Schedule 21 - Approved share plans and schemes
Finance Bill
9:30 am

Mr Howard Flight (Arundel and South Downs, Conservative)
We, and the commercial community, welcome many of the simplification measures contained in schedule 21—I discussed the less welcome measures on the Floor of the House.
Government amendment No. 166, which we shall discuss shortly, will cancel the proposed new share incentive plans dividend share arrangement, which did not work. The Confederation of British Industry, the Law Society and others have raised other issues that our amendments seek to address. There are problems with the trustees of share incentive plans having to police the new anti-avoidance rules. In particular, the new national insurance contributions liability on employers and employees, which contains a withholding obligation in respect of shares acquired on or after 9 April 2003, presents a significant problem.
It seems to the CBI, and to us, that the proposed arrangements are an unfair piece of overkill. They were not announced before Budget day and are retrospective for grants made before then. They are especially unfair on employees, who may not be able to recover tax and NIC liabilities from employees. The practical legal provision for employers to seek out employees' agreement to bear the employer's NICs is insufficient, assuming that the employees are still being employed.

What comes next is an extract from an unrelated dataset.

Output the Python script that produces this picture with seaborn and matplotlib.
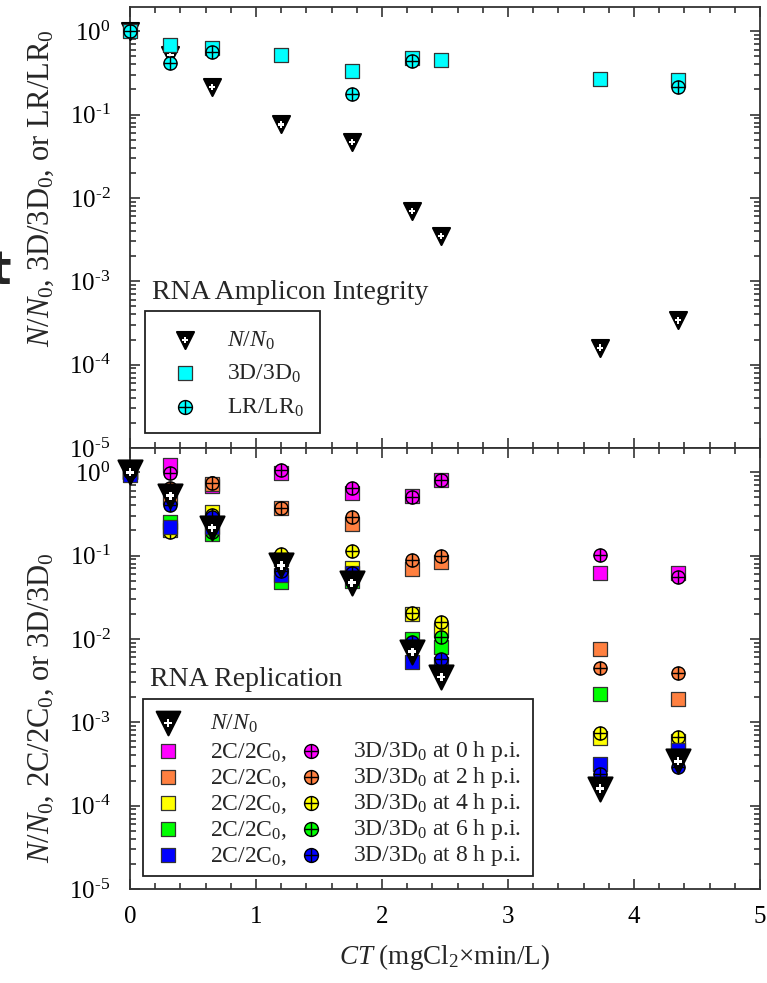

On SAYE option schemes, the legislation does not achieve anything. New paragraph 34(5A) will give a scheme company the choice of arrangement A or arrangement B. Arrangement A is currently on offer; arrangement B would allow the relevant employees to exercise their options only if they are good leavers. Those who remain employed until their bonus date cannot exercise their options because a constituent company or an associated company of the scheme organiser will not employ them. It seems inconceivable that a company would choose arrangement B, because, by so doing, it would deprive all stayers of the opportunity to exercise their options.
Most company share option plan schemes allow for options to be exercised on retirement. A special retirement age is referred to in very few cases, and
most references are to normal retirement age. If a company fails to insert a specific retirement age in its CSOP rules, those who exercise on retirement before the third anniversary of grant will not qualify for the new exemption from income tax. I am sure that the Government did not want that outcome, which could be avoided if the legislation provided that any exercise on retirement permitted by the scheme rules on or after the age of 55 would enjoy relief from income tax.
Finally, many companies may be unable to collect NICs on the exercise of CSOP options. That raises particular problems for international companies—this is not a question of avoidance—which may have three-year option scheme arrangements over which there is no statutory authority for the deduction of tax under PAYE because the new withholding power in new paragraph 34 applies only to non-PAYE income. Furthermore, the provision applies only if the employee does not object to it.
Amendments Nos. 13, 103 and 104 are alternative ways to achieve the same objective. They seek to address the fact that the changes in schedule 21 are intended to simplify the operation of approved share schemes. The new provision in the SIP legislation requires the independent trustee to police the new anti-avoidance measures. That will not simplify the operation of SIPs because the trustees are in no position to police the employers. The trustees, probably acting through their lawyers, will ask the employers to confirm the position and to indemnify them against risk, and the employers will ask their tax advisers to write back with the answer as a form of independent audit. Tax advisers can only rely on what employers tell them; everything depends on honest information from the employer, who will be behind any non-compliance in the first place.
All the provision achieves is the racking up of professional costs. It is not particularly workable and the simplification will not encourage employee share ownership. Surely it would be much simpler for trustees to compile records of participants and their national insurance numbers—trustees must compile such information in order to do their jobs—to catch any double awards through the employer's national insurance scheme.
Amendments Nos. 103 and 104 address the same problem by ensuring that any record-keeping obligation on the trustees is reasonable.